Search code examples
python-3.xyamlpyyamlruamel.yaml

How can I parse YAML into multiple compose.yaml based on the value of a key with python


I'm parsing YAML and break it into multidifferent YAML file. I use constructor of PyYAML to achieve it, but the effect is poor.

This is a part of my project, I need to parse and split into multiple different yaml files based on the value of a key in a yaml file I receive.

yaml file I receive looks like this

testname: testname
testall:
    test1:
        name: name1
        location: 0
    test2: 
        name: name2
        location: 2
    test3: 
        name: name3
        location: 0
    test4: 
        name: name4
        location: 2
    ...
locations:
    - 0
    - 2
    - ...  

I want to parse it and split by device like the following:

# location0.yaml
testname:test
tests:
    test1:
        name:test1
        location:0
    test3: 
        name: test3
        location: 0
# location2.yaml
testname:test
tests:
    test2:
        name:test2
        location:0
    test4: 
        name: test4
        location: 0

How to parse like above form?


Solution

  • Although you can do this with PyYAML, you would have to restrict yourself to YAML 1.1. For this kind of read-modify-write you should use ruamel.yaml (disclaimer: I am the author of that package). Not only does that support YAML 1.2, it also preserves any comments, tags and anchor names in case they occur in your source and can preserve quotes around scalars, literal and folded style, etc. if you need that.
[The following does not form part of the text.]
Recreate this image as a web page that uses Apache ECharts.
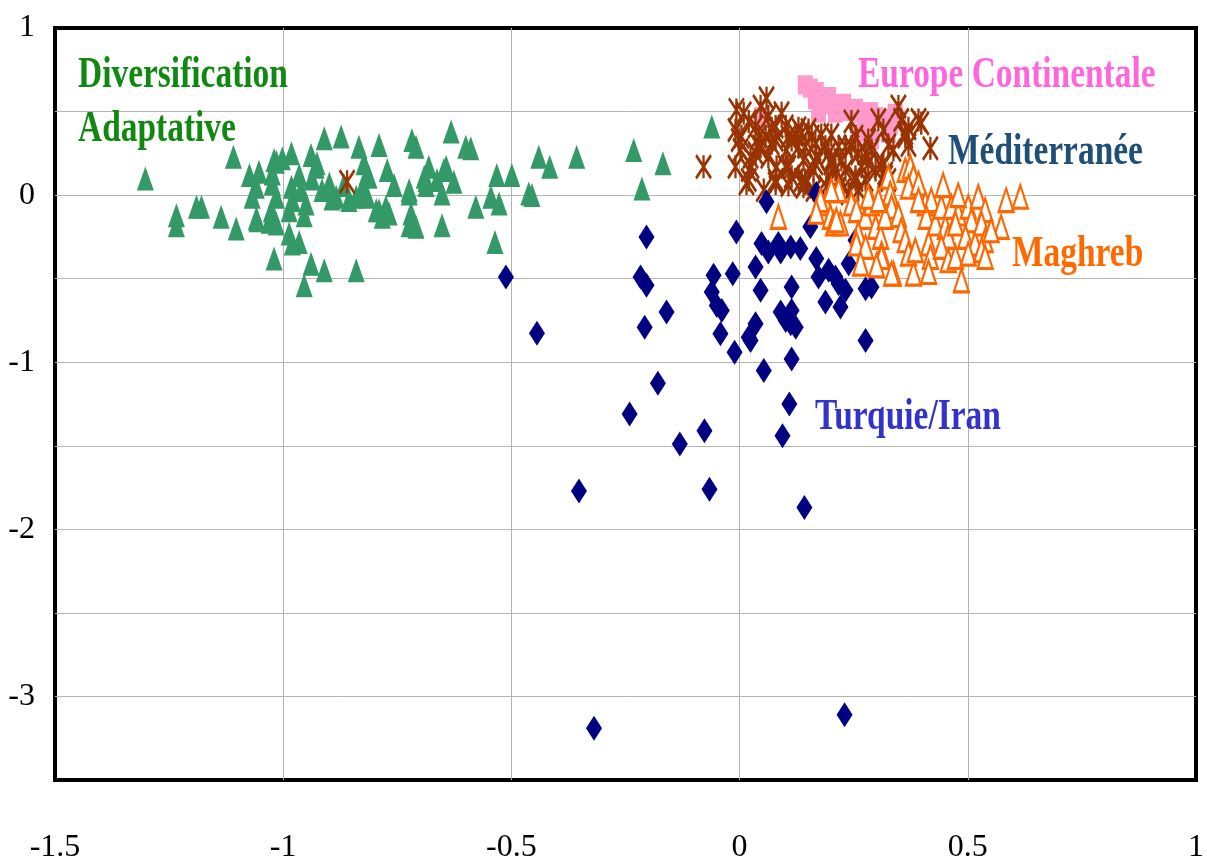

    Also note that your output is invalid YAML, you cannot have a multi-line plain (i.e. unquoted) scalar be the key of (block style) mapping. You would have to write:

    "testname:test
    tests":
    

    but I assume you meant that to be two keys for the root level mapping:

    testname: test
    tests:
    

    Assuming your input is in input.yaml:

    testname: testname
    testall:
        test1:
            name: name1    # this is just the first name
            location: 0
        test2: 
            name: "name2"  # quotes added for demo purposes
            location: 2
        test3: 
            name: name3    # as this has the same location as name1 
            location: 0    # these should be together
        test4: 
            name: name4    # and this one goes with name2
            location: 2
    locations:
        - 0
        - 2
    

    you can do:

    import sys
    from pathlib import Path
    import ruamel.yaml
    
    in_file = Path('input.yaml')
    
    
    yaml = ruamel.yaml.YAML()
    yaml.indent(mapping=4, sequence=6, offset=4)  # this matches your input
    yaml.preserve_quotes = True
    data = yaml.load(in_file)
    
    for loc in data['locations']:
        out_name = f'location{loc}.yaml'
        tests = {}
        d = ruamel.yaml.comments.CommentedMap(dict(testname="test", tests=tests))
        d.yaml_set_start_comment(out_name)
        testall = data['testall']
        for test in testall:
            if loc == testall[test]['location']:
               tests[test] = testall[test]
               tests[test]['location'] = 0
        # since you set location to zero and this affects data, make sure to remove 
        # the items. This will prevent things from going wrong in case the
        # locations sequence does have zero, but not as its first number
        for key in tests:
             del testall[key]
        yaml.dump(d, Path(out_name))
    

    which gives location0.yaml:

    # location0.yaml
    testname: test
    tests:
        test1:
            name: name1    # this is just the first name
            location: 0
        test3:
            name: name3    # as this has the same location as name1 
            location: 0    # these should be together
    

    and location2.yaml:

    # location2.yaml
    testname: test
    tests:
        test2:
            name: "name2"  # quotes added for demo purposes
            location: 0
        test4:
            name: name4    # and this one goes with name2
            location: 0